Document Type
Article
Publication Date
2005
Keywords
AOL, Time Warner, shareholder primacy, mergers and acquisitions
Abstract
The blockbuster merger between AOL and Time Warner, in the twilight of the dot-com boom, is now characterized as perhaps the worst business combination ever. Shareholders lost over $200 billion in value; the deal's architects were forced out in disgrace; and the surviving executives jettisoned the AOL name as if towipe clean our collective memory. Despite the merger's seismic effects, relatively little has been written about its potential legal ramifications. In this article, I suggest that the collapse of AOL Time Warner is a cautionary tale for those who would advocate greater adherence to the norm of shareholder primacy. Before the merger, AOL and Time Warner represented opposite poles on the shareholder primacy scale.
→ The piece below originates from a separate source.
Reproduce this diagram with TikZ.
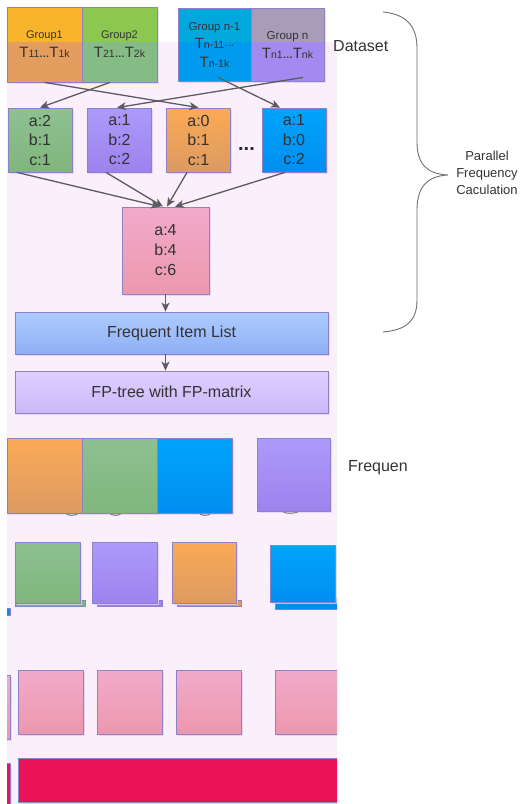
\documentclass[tikz,border=0pt]{standalone}
\usepackage{fontspec}
\setmainfont{Liberation Sans}
\usetikzlibrary{arrows.meta,calc,shadows}
\definecolor{bgpink}{HTML}{FCEFFC}
\definecolor{boxborder}{HTML}{8C82C8}
\definecolor{arrgray}{HTML}{5C5C5C}
\definecolor{txt}{HTML}{333333}
\definecolor{g1top}{HTML}{F8B42A}\definecolor{g1bot}{HTML}{E29D5F}
\definecolor{g2top}{HTML}{8CC850}\definecolor{g2bot}{HTML}{85BC85}
\definecolor{gn1top}{HTML}{00A8DE}\definecolor{gn1bot}{HTML}{009AEE}
\definecolor{gntop}{HTML}{A89CB8}\definecolor{gnbot}{HTML}{A48AF0}
\definecolor{grnA}{HTML}{8EC092}\definecolor{grnB}{HTML}{80B67C}
\definecolor{purA}{HTML}{AC9AFA}\definecolor{purB}{HTML}{9C82EE}
\definecolor{orA}{HTML}{FBAA55}\definecolor{orB}{HTML}{DC9A62}
\definecolor{bluA}{HTML}{00A4FA}\definecolor{bluB}{HTML}{008EF0}
\definecolor{pinkA}{HTML}{F2AACA}\definecolor{pinkB}{HTML}{EC98AE}
\definecolor{filA}{HTML}{AECBFF}\definecolor{filB}{HTML}{8EAFF5}
\definecolor{fptA}{HTML}{DDD0FF}\definecolor{fptB}{HTML}{CBB8F8}
\definecolor{crimson}{HTML}{EC1258}
\definecolor{bracegray}{HTML}{707070}
\definecolor{shad}{HTML}{E0D0F8}
\newcommand\fs[2]{\fontsize{#1}{#2}\selectfont}
\newcommand\Tsub[2]{{\fs{15}{#2}T}{\fs{10.5}{#2}#1}}
\newcommand\elp[1]{{\fs{10}{#1}\bfseries …}}
\tikzset{
  box/.style={draw=boxborder, line width=0.8pt, inner sep=0pt, text=txt, align=center,
    drop shadow={shadow xshift=1.5pt, shadow yshift=-1.5pt, fill=shad, opacity=0.8}},
  ledge/.style={draw=boxborder, line width=0.8pt, inner sep=0pt},
  grad/.style 2 args={top color=#1, bottom color=#2},
  toppart/.style 2 args={path picture={\fill[#1] (path picture bounding box.north west) rectangle ([yshift=-#2]path picture bounding box.north east);}},
  arr/.style={draw=arrgray, line width=1.3pt, -{Stealth[length=9pt,width=8pt,inset=2.5pt]}},
  stub/.style={draw=arrgray!80, line width=1pt},
  sq/.style={box, minimum width=64pt, minimum height=64pt, font=\fs{16}{19.5}},
}
\begin{document}
\begin{tikzpicture}[x=1pt,y=-1pt]
\useasboundingbox (0,0) rectangle (527,804);
\fill[white] (0,0) rectangle (527,804);
\fill[bgpink] (7,41.5) rectangle (337,804);

% ---- dataset groups
\node[box, minimum width=75pt, minimum height=75pt, fill=g1bot, toppart={g1top}{34.5pt}, font=\fs{11}{19}] (g1) at (44.5,44.5)
  {Group1\\\Tsub{11}{19}\elp{19}\Tsub{1k}{19}};
\node[box, minimum width=75pt, minimum height=75pt, fill=g2bot, toppart={g2top}{34.5pt}, font=\fs{11}{19}] (g2) at (119.5,44.5)
  {Group2\\\Tsub{21}{19}\elp{19}\Tsub{2k}{19}};
\node[box, minimum width=73pt, minimum height=73pt, fill=gn1bot, toppart={gn1top}{33.5pt}, font=\fs{11.5}{18.5}] (gn1) at (214.5,44.5)
  {Group n-1\\\Tsub{n-11}{18.5}{\fs{10}{18.5}···}\\\Tsub{n-1k}{18.5}};
\node[box, minimum width=73pt, minimum height=73pt, fill=gnbot, toppart={gntop}{33.5pt}, font=\fs{11.5}{19}] (gn) at (287.5,44.5)
  {Group n\\\Tsub{n1}{19}\elp{19}\Tsub{nk}{19}};
\node[anchor=base west, font=\fs{16}{19}, text=txt, inner sep=0pt] (ds) at (333,51.5) {Dataset};

% ---- partial frequency boxes
\node[sq, grad={grnA}{grnB}] (b1) at (40,140) {a:2\\b:1\\c:1};
\node[sq, grad={purA}{purB}] (b2) at (119.5,140) {a:1\\b:2\\c:2};
\node[sq, grad={orA}{orB}] (b3) at (198.5,140) {a:0\\b:1\\c:1};
\node[sq, grad={bluA}{bluB}] (b4) at (294,140) {a:1\\b:0\\c:2};
\node[anchor=base, font=\fs{20}{19}\bfseries, text=black!85, inner sep=0pt] (dots) at (246.5,150) {...};

% ---- sum box
\node[box, minimum width=87pt, minimum height=87pt, grad={pinkA}{pinkB}, font=\fs{16}{20}] (sum) at (165.5,250.5) {a:4\\b:4\\c:6};

% ---- list and tree
\node[box, minimum width=313pt, minimum height=42pt, grad={filA}{filB}, font=\fs{16}{19}] (fil) at (171.5,333) {Frequent Item List};
\node[box, minimum width=313pt, minimum height=42pt, grad={fptA}{fptB}, font=\fs{16}{19}] (fpt) at (171.5,392) {FP-tree with FP-matrix};

% ---- arrows top -> row 2
\draw[arr] (g1.south) -- (b3.north);
\draw[arr] ($(g2.south)+(-9.5,0)$) -- (b1.north);
\draw[arr] ($(gn.south)+(15.5,-4)$) -- ($(b2.north)+(-2.5,0)$);
\draw[arr] ($(gn1.south)+(3.5,-4)$) -- ($(b4.north)+(-14,0)$);

% ---- arrows row 2 -> sum
\draw[arr] ($(b1.south)+(-23,0)$) -- ($(sum.north)+(-5.5,0)$);
\draw[arr] ($(b2.south)+(-13.5,0)$) -- ($(sum.north)+(-2.5,0)$);
\draw[arr] ($(b3.south)+(-11.5,0)$) -- ($(sum.north)+(1.5,0)$);
\draw[arr] ($(b4.south)+(-9,0)$) -- ($(sum.north)+(9.5,0)$);

\draw[arr] (sum.south) -- (sum.south |- fil.north);
\draw[arr] (fil.south -| sum.south) -- (fpt.north -| sum.south);

% ---- brace and label
\draw[bracegray, line width=0.9pt] (383,12) .. controls (405,14) and (417,25) .. (417,48) -- (417,142)
  .. controls (417,165) and (428,174) .. (448,175) .. controls (428,176) and (417,186) .. (417,210)
  -- (417,300) .. controls (417,322) and (405,330) .. (383,332);
\node[align=center, font=\fs{13}{17}, text=txt, inner sep=0pt] (pfc) at (487,172.5) {Parallel\\Frequency\\Caculation};

\node[anchor=base west, font=\fs{16}{19}, text=txt, inner sep=0pt] (freq) at (348,471.5) {Frequen};

% ---- lower, cut-off part
\begin{scope}
\clip (7,420) rectangle (337,804);
% row A
\node[box, minimum width=75pt, minimum height=75pt, grad={orA}{orB}] (la1) at (44.5,475.5) {};
\node[box, minimum width=75pt, minimum height=75pt, grad={grnA}{grnB}] (la2) at (119.5,475.5) {};
\node[box, minimum width=75pt, minimum height=75pt, grad={bluA}{bluB}] (la3) at (194.5,475.5) {};
\node[box, minimum width=73pt, minimum height=73pt, grad={purA}{purB}] (la4) at (293.5,474.5) {};
\coordinate (s1) at ($(la1.south)+(22,1)$);
\coordinate (s2) at ($(la2.south)+(-9,1)$);
\coordinate (s3) at ($(la3.south)+(5.5,1)$);
\coordinate (s4) at ($(la4.south)+(-10,1)$);
\draw[stub] (s1) .. controls ($(s1)+(5,1.2)$) .. ($(s1)+(11,0)$);
\draw[stub] (s2) .. controls ($(s2)+(5,1.2)$) .. ($(s2)+(10,0)$);
\draw[stub] (s3) .. controls ($(s3)+(5,1.2)$) .. ($(s3)+(10,0)$);
\draw[stub] (s4) .. controls ($(s4)+(6,1.2)$) .. ($(s4)+(14,0)$);
% row B (with ledges)
\node[ledge, minimum width=70pt, minimum height=6pt, fill=grnB] (lb1s) at (50,603) {};
\node[box, minimum width=65pt, minimum height=61pt, grad={grnA}{grnB}] (lb1) at (47.5,572.5) {};
\node[ledge, minimum width=65pt, minimum height=6pt, fill=purB] (lb2s) at (129.5,603) {};
\node[box, minimum width=65pt, minimum height=61pt, grad={purA}{purB}] (lb2) at (124.5,572.5) {};
\node[ledge, minimum width=64pt, minimum height=6pt, fill=orB] (lb3s) at (209,603) {};
\node[box, minimum width=64pt, minimum height=61pt, grad={orA}{orB}] (lb3) at (204,572.5) {};
\node[ledge, minimum width=65pt, minimum height=11pt, fill=bluB] (lb4s) at (307.5,603.5) {};
\node[box, minimum width=65pt, minimum height=57pt, grad={bluA}{bluB}] (lb4) at (302.5,573.5) {};
\node[ledge, minimum width=20pt, minimum height=7pt, fill=bluB] (lb0) at (0,611.5) {};
% row C
\node[box, minimum width=65pt, minimum height=64pt, grad={pinkA}{pinkB}] (lc0) at (-22.5,707) {};
\node[box, minimum width=65pt, minimum height=64pt, grad={pinkA}{pinkB}] (lc1) at (50.5,702) {};
\node[box, minimum width=65pt, minimum height=64pt, grad={pinkA}{pinkB}] (lc2) at (129.5,702) {};
\node[box, minimum width=65pt, minimum height=64pt, grad={pinkA}{pinkB}] (lc3) at (208.5,702) {};
\node[box, minimum width=65pt, minimum height=64pt, grad={pinkA}{pinkB}] (lc4) at (307.5,702) {};
% bottom bar
\node[box, minimum width=60pt, minimum height=50pt, fill=crimson] (ld0) at (-20,788) {};
\node[box, minimum width=330pt, minimum height=44pt, fill=crimson] (ld1) at (183,780) {};
\end{scope}
\end{tikzpicture}
\end{document}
AOL's leadership took shareholder primacy to heart; in fact, the goal of maximizing share price took on an almost religious fervor. At Time Warner, by contrast, there was a long history of sublimating shareholder concerns to protect the company, its culture, and its executive cadre. The failure of the merger between these two opposites, ending in the ultimate ascendancy of Time Warner executives, is instructive. Those who advocate for a norm of shareholder wealth maximization must contend with the sins of such a normative structure, as AOL (circa 2000) amply manifested: overly generous stock option grants, a zealous focus on meeting Wall Street targets, a willingness to bend or even break accounting rules, and a resulting cavalcade of phony numbers and empty promises. These sins are what doomed the new company to failure. Although the Time Warner approach also has its pathologies, the AOL Time Warner debacle should force shareholder primacists to at least recognize the dangers that the primacy norm may engender, and may counsel for a more nuanced approach to corporate governance principles.